Brian Flores: The outpouring of support has been humbling. I just feel fortunate to have the support from players, coaches, friends. It’s been a tough two days to be quite honest, Jane. It wasn’t an easy decision. There was a lot of back-and-forth with myself, my wife and people that are very close to me. But it was a good decision. I felt I had to make it not just for me but for coaches who will come after me. I’m looking for Black minority coaches to get a fair opportunity at these jobs, as head coaches, as G.M.s, as coordinators. I know so many that are more than capable of leading teams and leading men, not only on the field, but off the field as well. I just felt like this was a time to take a stand for change.
Jane: Can you tell me about the conversations you had with other coaches?
Brian: They talked about their own experiences, sharing stories with me about things that were instances where they felt like they were getting a limited role interview, one that didn’t feel like it was fair and equitable. I think it’s a place of comfort for them to talk to me. Hopefully they will step outside and talk about it publicly, but I understand why they wouldn’t. This is a game we love to coach. We love the relationships. And it’s a living, you know? And if we take a chance and speak out against the unfairness and the injustice in the hiring process and really the firing process, it’s a hard thing to do. But I wasn’t going to be able to live with myself — I was going to have a lot of regrets — if I didn’t speak up right now.
Jane: Are you still up for other coaching jobs? I know you’ve interviewed for multiple positions.
Brian: I’m still in the running for Houston and the New Orleans Saints. I interviewed in both places, and I interviewed well. I would love to lead either one of those teams — do what I love to do — which is coach football and make an impact on young men through the game.
Jane: Do you think that Brian Daboll is a qualified coach?
Brain: He and I were on the same staff at the New England Patriots. I know Brian very well. He’s someone I consider a friend. He’s more than capable. He’s a very good candidate. This isn’t about his candidacy. This is about getting a message saying he was hired before I got an opportunity to interview and showcase my ability as a coach and whether or not I’d be a good candidate.

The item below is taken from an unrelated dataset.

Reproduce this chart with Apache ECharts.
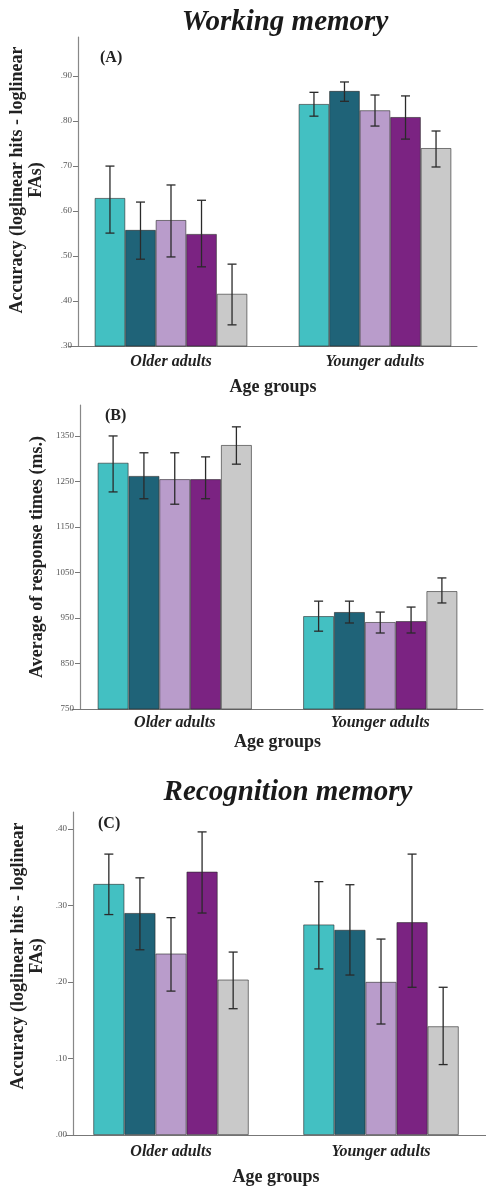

Jane: You’ve been in the league for a long time. Can you talk about what the N.F.L. has said about wanting to combat discrimination and what has gone wrong?
Brian: As a Black coach in the National Football League, you go in knowing that you’re essentially on a short leash. You have to coach well, you have to play well, you have to win. You’re not going to have as much time to build. You go into it knowing that. Is it fair? No, but that’s part of why we filed the lawsuit, because it shouldn’t be that way. It should be a level playing field. You could have a fluff policy or a fluff rule, but those things don’t really matter. What matters is owners changing their hearts, changing their minds. And if they’re not willing to do that, then my opinion is that we should have new, different owners, because the league is 70 percent Black.
Jane: This lawsuit is meant to send a message to the N.F.L. as well as generate change within the league. What types of pressure do you want to see the N.F.L. put on the owners?
Brian: I do want to force the issue. I want something that’s genuine. I want something that’s sincere. I want something that’s authentic. I want teams to open up and take a harder look at someone who’s Black or a minority. No different than having an open mind about someone who’s white. This is 2022, you know? It really doesn’t have to be that way.
Look, these owners are reasonable. I think they understand, or I’d like to think that they understand. What we’re saying here is there’s got to be a change to being open to people that are different than they are.
You’ve got to be intentional about that. I don’t want to force, “Hey, you have to do this.” I do want to force the intentionality of being open, honest, transparent and getting to know somebody that’s a little bit different than you are.